---------- RECORDS TO PROCESS
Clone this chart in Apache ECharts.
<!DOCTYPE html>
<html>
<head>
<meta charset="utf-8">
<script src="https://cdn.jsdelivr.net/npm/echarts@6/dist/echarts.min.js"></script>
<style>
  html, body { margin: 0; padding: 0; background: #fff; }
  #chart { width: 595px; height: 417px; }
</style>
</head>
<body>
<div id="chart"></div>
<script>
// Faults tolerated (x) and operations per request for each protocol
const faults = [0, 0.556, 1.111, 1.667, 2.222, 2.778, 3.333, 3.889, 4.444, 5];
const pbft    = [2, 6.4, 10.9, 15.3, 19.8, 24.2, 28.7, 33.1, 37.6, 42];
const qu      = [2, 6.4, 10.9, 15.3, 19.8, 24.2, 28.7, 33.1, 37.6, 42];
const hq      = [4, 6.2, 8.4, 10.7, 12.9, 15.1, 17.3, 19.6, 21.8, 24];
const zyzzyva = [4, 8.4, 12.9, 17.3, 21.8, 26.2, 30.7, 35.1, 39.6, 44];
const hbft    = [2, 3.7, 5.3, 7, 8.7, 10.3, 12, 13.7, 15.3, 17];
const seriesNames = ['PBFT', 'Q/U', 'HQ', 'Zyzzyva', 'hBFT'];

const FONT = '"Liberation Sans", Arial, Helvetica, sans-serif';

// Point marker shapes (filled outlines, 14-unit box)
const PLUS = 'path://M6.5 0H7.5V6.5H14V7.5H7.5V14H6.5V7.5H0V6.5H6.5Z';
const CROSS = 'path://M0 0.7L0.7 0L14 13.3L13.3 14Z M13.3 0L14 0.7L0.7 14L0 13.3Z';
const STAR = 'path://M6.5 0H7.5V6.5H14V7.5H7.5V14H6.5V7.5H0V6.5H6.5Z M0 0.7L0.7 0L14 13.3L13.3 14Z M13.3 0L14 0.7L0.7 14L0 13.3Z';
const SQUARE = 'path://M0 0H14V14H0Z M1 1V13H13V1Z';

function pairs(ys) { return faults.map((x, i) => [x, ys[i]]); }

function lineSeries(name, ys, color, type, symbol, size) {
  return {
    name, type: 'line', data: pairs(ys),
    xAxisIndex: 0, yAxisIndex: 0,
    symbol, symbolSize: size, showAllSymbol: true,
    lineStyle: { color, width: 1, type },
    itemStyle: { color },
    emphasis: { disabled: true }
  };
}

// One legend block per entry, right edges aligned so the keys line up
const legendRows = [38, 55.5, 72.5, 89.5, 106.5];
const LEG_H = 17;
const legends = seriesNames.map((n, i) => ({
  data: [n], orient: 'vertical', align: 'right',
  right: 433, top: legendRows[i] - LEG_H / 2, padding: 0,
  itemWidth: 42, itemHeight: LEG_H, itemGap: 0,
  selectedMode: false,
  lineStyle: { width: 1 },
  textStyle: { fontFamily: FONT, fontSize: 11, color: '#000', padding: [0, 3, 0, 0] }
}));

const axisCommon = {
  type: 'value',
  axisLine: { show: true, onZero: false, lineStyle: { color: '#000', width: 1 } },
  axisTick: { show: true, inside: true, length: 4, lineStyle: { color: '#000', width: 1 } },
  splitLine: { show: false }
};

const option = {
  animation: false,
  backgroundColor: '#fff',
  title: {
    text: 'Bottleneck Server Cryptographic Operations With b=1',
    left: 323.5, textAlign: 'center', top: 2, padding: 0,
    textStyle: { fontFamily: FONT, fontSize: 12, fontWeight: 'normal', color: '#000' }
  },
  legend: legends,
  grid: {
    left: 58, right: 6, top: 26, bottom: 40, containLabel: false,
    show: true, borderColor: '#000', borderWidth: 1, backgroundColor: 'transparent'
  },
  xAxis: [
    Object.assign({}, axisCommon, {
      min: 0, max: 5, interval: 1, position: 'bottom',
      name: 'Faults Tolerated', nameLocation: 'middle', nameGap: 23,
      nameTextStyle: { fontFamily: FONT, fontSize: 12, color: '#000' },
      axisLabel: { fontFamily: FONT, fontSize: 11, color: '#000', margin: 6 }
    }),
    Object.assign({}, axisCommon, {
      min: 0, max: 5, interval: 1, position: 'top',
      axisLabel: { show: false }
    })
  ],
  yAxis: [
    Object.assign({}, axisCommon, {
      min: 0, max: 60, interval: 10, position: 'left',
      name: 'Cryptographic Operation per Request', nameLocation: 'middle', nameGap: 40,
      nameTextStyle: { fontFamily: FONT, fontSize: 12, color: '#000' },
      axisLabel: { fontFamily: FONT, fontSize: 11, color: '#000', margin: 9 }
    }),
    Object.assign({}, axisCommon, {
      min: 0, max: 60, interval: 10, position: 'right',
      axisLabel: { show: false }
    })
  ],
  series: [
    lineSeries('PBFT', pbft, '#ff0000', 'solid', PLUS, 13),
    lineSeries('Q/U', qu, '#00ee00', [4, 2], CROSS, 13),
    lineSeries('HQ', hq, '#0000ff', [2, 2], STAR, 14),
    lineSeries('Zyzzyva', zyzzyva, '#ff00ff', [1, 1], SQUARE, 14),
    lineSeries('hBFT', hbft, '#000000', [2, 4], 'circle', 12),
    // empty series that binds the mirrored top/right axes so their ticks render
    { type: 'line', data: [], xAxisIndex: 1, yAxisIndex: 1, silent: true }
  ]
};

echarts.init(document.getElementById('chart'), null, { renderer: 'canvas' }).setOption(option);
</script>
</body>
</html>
--------------------
---------- RECORDS TO PROCESS
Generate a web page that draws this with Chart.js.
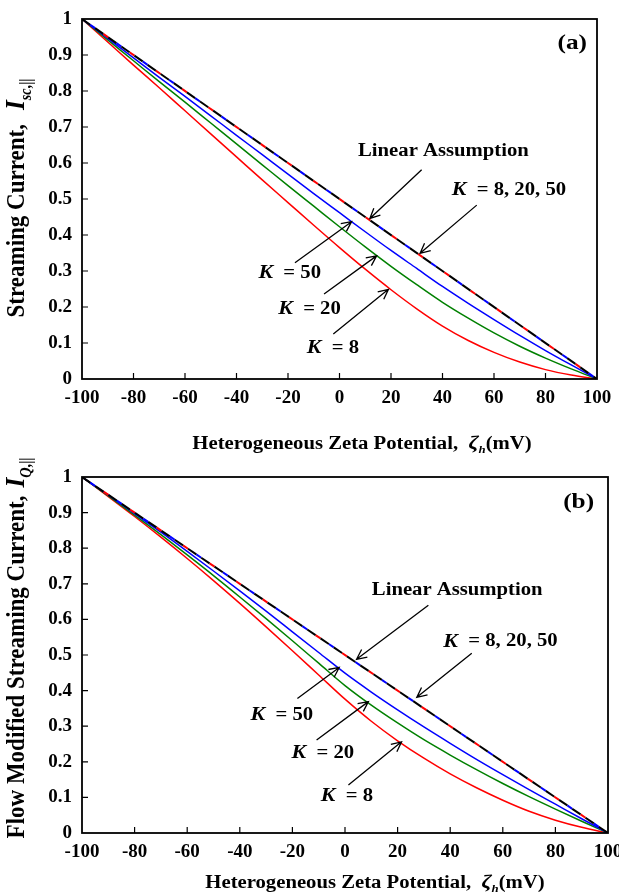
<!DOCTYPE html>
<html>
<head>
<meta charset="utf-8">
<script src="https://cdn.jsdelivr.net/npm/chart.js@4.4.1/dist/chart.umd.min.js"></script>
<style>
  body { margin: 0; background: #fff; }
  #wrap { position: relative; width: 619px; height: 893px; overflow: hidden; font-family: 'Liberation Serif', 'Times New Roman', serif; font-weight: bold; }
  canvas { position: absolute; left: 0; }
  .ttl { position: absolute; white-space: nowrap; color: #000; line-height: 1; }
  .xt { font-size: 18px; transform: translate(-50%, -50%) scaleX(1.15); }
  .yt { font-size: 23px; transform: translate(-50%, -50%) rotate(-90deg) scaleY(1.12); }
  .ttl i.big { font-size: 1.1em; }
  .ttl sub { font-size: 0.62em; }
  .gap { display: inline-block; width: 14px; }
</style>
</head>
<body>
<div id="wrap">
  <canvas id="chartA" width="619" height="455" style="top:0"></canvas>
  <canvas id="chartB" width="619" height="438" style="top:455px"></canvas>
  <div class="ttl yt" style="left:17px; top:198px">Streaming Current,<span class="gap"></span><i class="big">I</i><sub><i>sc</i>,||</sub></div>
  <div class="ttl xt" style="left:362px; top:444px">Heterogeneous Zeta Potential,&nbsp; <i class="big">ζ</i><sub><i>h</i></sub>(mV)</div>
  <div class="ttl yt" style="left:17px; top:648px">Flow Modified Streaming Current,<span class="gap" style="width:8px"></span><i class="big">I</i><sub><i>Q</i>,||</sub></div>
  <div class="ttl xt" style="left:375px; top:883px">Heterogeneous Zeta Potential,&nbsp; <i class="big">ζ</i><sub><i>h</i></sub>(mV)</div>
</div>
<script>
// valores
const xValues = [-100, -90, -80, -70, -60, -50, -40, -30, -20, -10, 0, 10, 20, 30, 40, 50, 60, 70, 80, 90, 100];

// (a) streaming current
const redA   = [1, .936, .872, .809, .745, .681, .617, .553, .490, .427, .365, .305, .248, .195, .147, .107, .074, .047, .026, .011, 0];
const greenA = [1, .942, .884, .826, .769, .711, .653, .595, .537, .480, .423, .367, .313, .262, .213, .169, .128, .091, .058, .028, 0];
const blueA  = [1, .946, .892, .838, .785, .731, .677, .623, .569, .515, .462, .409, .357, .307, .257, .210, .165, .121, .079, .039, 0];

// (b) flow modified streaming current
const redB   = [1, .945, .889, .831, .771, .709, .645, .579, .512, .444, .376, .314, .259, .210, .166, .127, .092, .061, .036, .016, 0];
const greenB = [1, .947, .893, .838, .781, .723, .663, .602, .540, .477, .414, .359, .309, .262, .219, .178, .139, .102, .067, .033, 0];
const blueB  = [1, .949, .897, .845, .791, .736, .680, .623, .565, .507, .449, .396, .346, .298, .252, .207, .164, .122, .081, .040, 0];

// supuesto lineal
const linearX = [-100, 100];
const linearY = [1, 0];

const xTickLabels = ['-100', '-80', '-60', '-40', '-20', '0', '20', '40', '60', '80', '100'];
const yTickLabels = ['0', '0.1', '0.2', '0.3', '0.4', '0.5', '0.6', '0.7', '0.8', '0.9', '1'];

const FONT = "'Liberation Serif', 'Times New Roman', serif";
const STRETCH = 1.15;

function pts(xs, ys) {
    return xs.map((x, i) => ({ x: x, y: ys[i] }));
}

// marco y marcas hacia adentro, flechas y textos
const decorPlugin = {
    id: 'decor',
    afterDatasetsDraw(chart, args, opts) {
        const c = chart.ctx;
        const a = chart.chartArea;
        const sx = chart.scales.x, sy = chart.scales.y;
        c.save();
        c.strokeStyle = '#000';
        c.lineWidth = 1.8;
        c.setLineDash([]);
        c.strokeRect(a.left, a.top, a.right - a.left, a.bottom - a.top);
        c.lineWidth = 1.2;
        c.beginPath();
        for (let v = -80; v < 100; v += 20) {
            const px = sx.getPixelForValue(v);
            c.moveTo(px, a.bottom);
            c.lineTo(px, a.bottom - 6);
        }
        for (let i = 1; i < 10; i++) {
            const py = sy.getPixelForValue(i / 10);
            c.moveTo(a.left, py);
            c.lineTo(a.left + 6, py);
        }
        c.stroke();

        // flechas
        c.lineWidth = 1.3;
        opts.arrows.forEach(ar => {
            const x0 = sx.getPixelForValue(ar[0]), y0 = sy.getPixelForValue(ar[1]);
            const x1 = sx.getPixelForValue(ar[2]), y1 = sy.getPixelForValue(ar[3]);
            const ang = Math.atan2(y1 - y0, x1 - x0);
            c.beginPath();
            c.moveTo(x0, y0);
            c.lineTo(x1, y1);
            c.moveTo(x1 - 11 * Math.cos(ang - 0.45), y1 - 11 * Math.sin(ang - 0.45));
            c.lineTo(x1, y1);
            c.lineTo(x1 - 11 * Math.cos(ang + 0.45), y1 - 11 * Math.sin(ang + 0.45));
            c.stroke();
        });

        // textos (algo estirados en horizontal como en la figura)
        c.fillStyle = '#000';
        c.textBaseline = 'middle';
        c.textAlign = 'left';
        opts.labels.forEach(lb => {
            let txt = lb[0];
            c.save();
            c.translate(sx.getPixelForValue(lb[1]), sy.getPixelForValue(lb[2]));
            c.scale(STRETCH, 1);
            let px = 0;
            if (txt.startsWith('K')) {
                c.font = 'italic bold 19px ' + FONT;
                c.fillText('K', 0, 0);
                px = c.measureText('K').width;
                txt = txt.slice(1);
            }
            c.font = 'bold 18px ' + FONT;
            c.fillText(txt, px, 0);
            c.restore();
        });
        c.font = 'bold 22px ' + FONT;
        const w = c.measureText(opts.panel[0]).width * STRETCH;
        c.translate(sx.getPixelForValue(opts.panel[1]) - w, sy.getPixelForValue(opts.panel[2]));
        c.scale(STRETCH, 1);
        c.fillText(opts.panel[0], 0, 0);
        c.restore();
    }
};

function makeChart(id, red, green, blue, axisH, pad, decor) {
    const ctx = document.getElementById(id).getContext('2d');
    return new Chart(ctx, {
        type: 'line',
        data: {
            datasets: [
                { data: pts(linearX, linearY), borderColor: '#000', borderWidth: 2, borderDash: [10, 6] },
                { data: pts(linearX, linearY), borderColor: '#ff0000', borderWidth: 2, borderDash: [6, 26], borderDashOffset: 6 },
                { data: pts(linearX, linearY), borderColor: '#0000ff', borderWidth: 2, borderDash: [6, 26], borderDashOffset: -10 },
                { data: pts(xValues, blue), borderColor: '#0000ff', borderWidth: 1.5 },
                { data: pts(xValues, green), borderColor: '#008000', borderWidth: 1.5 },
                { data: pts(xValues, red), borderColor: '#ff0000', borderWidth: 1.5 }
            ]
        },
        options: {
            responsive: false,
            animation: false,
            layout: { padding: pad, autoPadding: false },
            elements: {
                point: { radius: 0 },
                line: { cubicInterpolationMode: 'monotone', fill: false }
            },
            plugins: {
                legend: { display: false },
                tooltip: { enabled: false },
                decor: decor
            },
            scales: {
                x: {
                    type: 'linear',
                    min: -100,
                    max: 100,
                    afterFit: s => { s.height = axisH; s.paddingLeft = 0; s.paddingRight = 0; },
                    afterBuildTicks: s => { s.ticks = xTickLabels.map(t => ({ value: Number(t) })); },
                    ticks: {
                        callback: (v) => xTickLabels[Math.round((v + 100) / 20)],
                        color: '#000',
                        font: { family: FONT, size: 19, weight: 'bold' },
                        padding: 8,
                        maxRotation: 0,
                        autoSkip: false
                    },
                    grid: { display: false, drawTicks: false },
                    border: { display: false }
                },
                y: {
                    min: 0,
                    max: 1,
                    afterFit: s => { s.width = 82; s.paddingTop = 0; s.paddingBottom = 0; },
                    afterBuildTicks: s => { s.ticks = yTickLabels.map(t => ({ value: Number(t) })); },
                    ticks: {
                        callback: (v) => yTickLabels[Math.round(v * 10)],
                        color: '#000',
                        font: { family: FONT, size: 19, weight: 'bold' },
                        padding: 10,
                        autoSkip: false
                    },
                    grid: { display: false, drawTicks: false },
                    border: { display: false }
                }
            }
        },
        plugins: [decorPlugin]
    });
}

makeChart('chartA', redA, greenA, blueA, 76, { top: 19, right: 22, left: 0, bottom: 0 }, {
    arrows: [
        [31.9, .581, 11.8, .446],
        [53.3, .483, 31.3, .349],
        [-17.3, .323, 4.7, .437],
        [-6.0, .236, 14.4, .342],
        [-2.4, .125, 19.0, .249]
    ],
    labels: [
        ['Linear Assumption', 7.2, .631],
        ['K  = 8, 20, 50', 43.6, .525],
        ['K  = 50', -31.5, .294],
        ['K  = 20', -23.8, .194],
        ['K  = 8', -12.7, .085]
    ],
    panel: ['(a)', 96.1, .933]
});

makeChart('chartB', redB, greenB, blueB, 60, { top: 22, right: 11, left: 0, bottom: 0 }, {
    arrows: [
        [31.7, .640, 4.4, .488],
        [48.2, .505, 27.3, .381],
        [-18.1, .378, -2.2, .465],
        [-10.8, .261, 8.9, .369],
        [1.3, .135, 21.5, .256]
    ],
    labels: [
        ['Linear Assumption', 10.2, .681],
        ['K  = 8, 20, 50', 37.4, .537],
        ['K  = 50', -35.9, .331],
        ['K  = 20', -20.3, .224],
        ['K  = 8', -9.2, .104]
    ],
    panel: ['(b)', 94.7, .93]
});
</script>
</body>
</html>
--------------------
§ **WHAT IS NEEDED**:
Every line from the one containing "Generate a web" through the one containing "80, 90, 100];" should be quoted exactly, and no other lines; keep pictures out of the copy.

§ **COMPLETE RESPONSE**:
Generate a web page that draws this with Chart.js.
<!DOCTYPE html>
<html>
<head>
<meta charset="utf-8">
<script src="https://cdn.jsdelivr.net/npm/chart.js@4.4.1/dist/chart.umd.min.js"></script>
<style>
  body { margin: 0; background: #fff; }
  #wrap { position: relative; width: 619px; height: 893px; overflow: hidden; font-family: 'Liberation Serif', 'Times New Roman', serif; font-weight: bold; }
  canvas { position: absolute; left: 0; }
  .ttl { position: absolute; white-space: nowrap; color: #000; line-height: 1; }
  .xt { font-size: 18px; transform: translate(-50%, -50%) scaleX(1.15); }
  .yt { font-size: 23px; transform: translate(-50%, -50%) rotate(-90deg) scaleY(1.12); }
  .ttl i.big { font-size: 1.1em; }
  .ttl sub { font-size: 0.62em; }
  .gap { display: inline-block; width: 14px; }
</style>
</head>
<body>
<div id="wrap">
  <canvas id="chartA" width="619" height="455" style="top:0"></canvas>
  <canvas id="chartB" width="619" height="438" style="top:455px"></canvas>
  <div class="ttl yt" style="left:17px; top:198px">Streaming Current,<span class="gap"></span><i class="big">I</i><sub><i>sc</i>,||</sub></div>
  <div class="ttl xt" style="left:362px; top:444px">Heterogeneous Zeta Potential,&nbsp; <i class="big">ζ</i><sub><i>h</i></sub>(mV)</div>
  <div class="ttl yt" style="left:17px; top:648px">Flow Modified Streaming Current,<span class="gap" style="width:8px"></span><i class="big">I</i><sub><i>Q</i>,||</sub></div>
  <div class="ttl xt" style="left:375px; top:883px">Heterogeneous Zeta Potential,&nbsp; <i class="big">ζ</i><sub><i>h</i></sub>(mV)</div>
</div>
<script>
// valores
const xValues = [-100, -90, -80, -70, -60, -50, -40, -30, -20, -10, 0, 10, 20, 30, 40, 50, 60, 70, 80, 90, 100];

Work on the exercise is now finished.